Polyptoton is repeating a root word in different forms. Shakespeare uses it with alters/alteration and remover/remove to show love being tested by its own language and emerging unchanged.
Identify the extended metaphor in the second quatrain of Sonnet 116.
Love is compared to a nautical beacon — an ever-fixed mark (lighthouse) and a star (the North Star) guiding wandering ships (barks) through tempests at sea.
How does Shakespeare use personification in Sonnet 116?
Time is personified as a reaper figure wielding a bending sickle that cuts down rosy lips and cheeks. Love is personified as something that refuses to be Time's fool.
What role does negation play as a rhetorical strategy in Sonnet 116?

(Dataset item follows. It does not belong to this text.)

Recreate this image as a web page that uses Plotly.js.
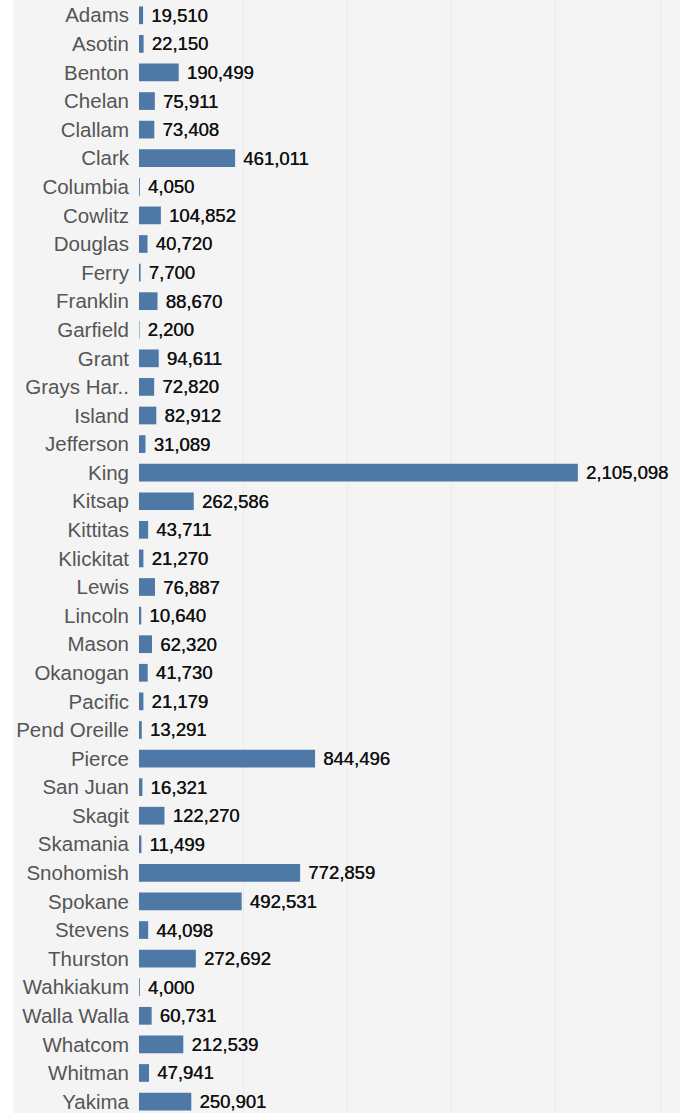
<!DOCTYPE html>
<html><head><meta charset="utf-8">
<script src="https://cdn.plot.ly/plotly-3.0.1.min.js"></script>
<style>html,body{margin:0;padding:0;background:#fff;}#chart{width:680px;height:1113px;}</style>
</head><body><div id="chart"></div>
<script>
const counties = ["Adams","Asotin","Benton","Chelan","Clallam","Clark","Columbia","Cowlitz","Douglas","Ferry","Franklin","Garfield","Grant","Grays Har..","Island","Jefferson","King","Kitsap","Kittitas","Klickitat","Lewis","Lincoln","Mason","Okanogan","Pacific","Pend Oreille","Pierce","San Juan","Skagit","Skamania","Snohomish","Spokane","Stevens","Thurston","Wahkiakum","Walla Walla","Whatcom","Whitman","Yakima"];
const population = [19510,22150,190499,75911,73408,461011,4050,104852,40720,7700,88670,2200,94611,72820,82912,31089,2105098,262586,43711,21270,76887,10640,62320,41730,21179,13291,844496,16321,122270,11499,772859,492531,44098,272692,4000,60731,212539,47941,250901];

const W = 680, L = 139;
const trace = {
  type: 'bar', orientation: 'h',
  y: counties, x: population,
  marker: {color: '#4e79a7'},
  width: 0.62,
  texttemplate: '\u00a0%{x:,}',
  textposition: 'outside',
  constraintext: 'none',
  cliponaxis: false,
  textfont: {family: 'Liberation Sans, Arial, sans-serif', size: 18.5, color: '#111', shadow: '0.3px 0 0 #111'},
  hoverinfo: 'none'
};
const layout = {
  width: W, height: 1113,
  margin: {l: L, r: 0, t: 1, b: 0},
  paper_bgcolor: '#ffffff',
  plot_bgcolor: 'rgba(0,0,0,0)',
  showlegend: false,
  bargap: 0.38,
  xaxis: {range: [0, 2595000], showticklabels: false, showgrid: true, gridcolor: '#e9e9e9', gridwidth: 1,
          dtick: 500000, zeroline: false, showline: false, ticks: '', fixedrange: true},
  yaxis: {type: 'category', range: [38.4, -0.5], showgrid: false, zeroline: false, showline: false, ticks: '',
          ticklabelstandoff: 9,
          tickfont: {family: 'Liberation Sans, Arial, sans-serif', size: 20.5, color: '#555'}},
  shapes: [{type: 'rect', xref: 'paper', yref: 'paper', x0: -(L-13)/(W-L), x1: 1, y0: 0, y1: 1.002,
            fillcolor: '#f4f4f4', line: {width: 0}, layer: 'below'}]
};
Plotly.newPlot('chart', [trace], layout, {staticPlot: true, displayModeBar: false});
</script></body></html>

Shakespeare defines love primarily through what it is not — it is not love which alters, is never shaken, is not Time's fool. This negative framing paradoxically makes the positive claims stronger.
What is the rhyme scheme and meter of Sonnet 116?
It follows the Shakespearean sonnet form: three quatrains and a couplet in iambic pentameter, rhyming ABAB CDCD EFEF GG.
What does "impediments" mean in line 2 of Sonnet 116?
Impediments are obstacles or objections. The word echoes the marriage ceremony from the Book of Common Prayer, which asks if anyone knows a just cause or impediment to the union.
What is a "bark" in line 7 of Sonnet 116?
A bark (or barque) is a ship or sailing vessel. Shakespeare calls love a guiding star to every wandering bark — every ship lost at sea.
What does "bears it out" mean in line 12?
"Bears it out" means endures or withstands to the very end. Love bears it out even to the edge of doom — it perseveres until the final boundary of existence.
Complete the line: "Love is not love / Which alters when it _____ finds."
Alteration. The line uses polyptoton — repeating the root word alter in a different form — to emphasize that true love does not change even when change surrounds it.
What does Shakespeare call love in lines 5-6: "O no, it is an _____ / That looks on tempests and is never shaken"?
An ever-fixed mark. This metaphor compares love to a permanent navigational landmark — like a lighthouse — that stands firm through any storm.
Complete the couplet: "If this be error and upon me proved, / I never writ, nor _____."
Nor no man ever loved. The speaker stakes his entire identity as a writer and the existence of all love on his definition being correct.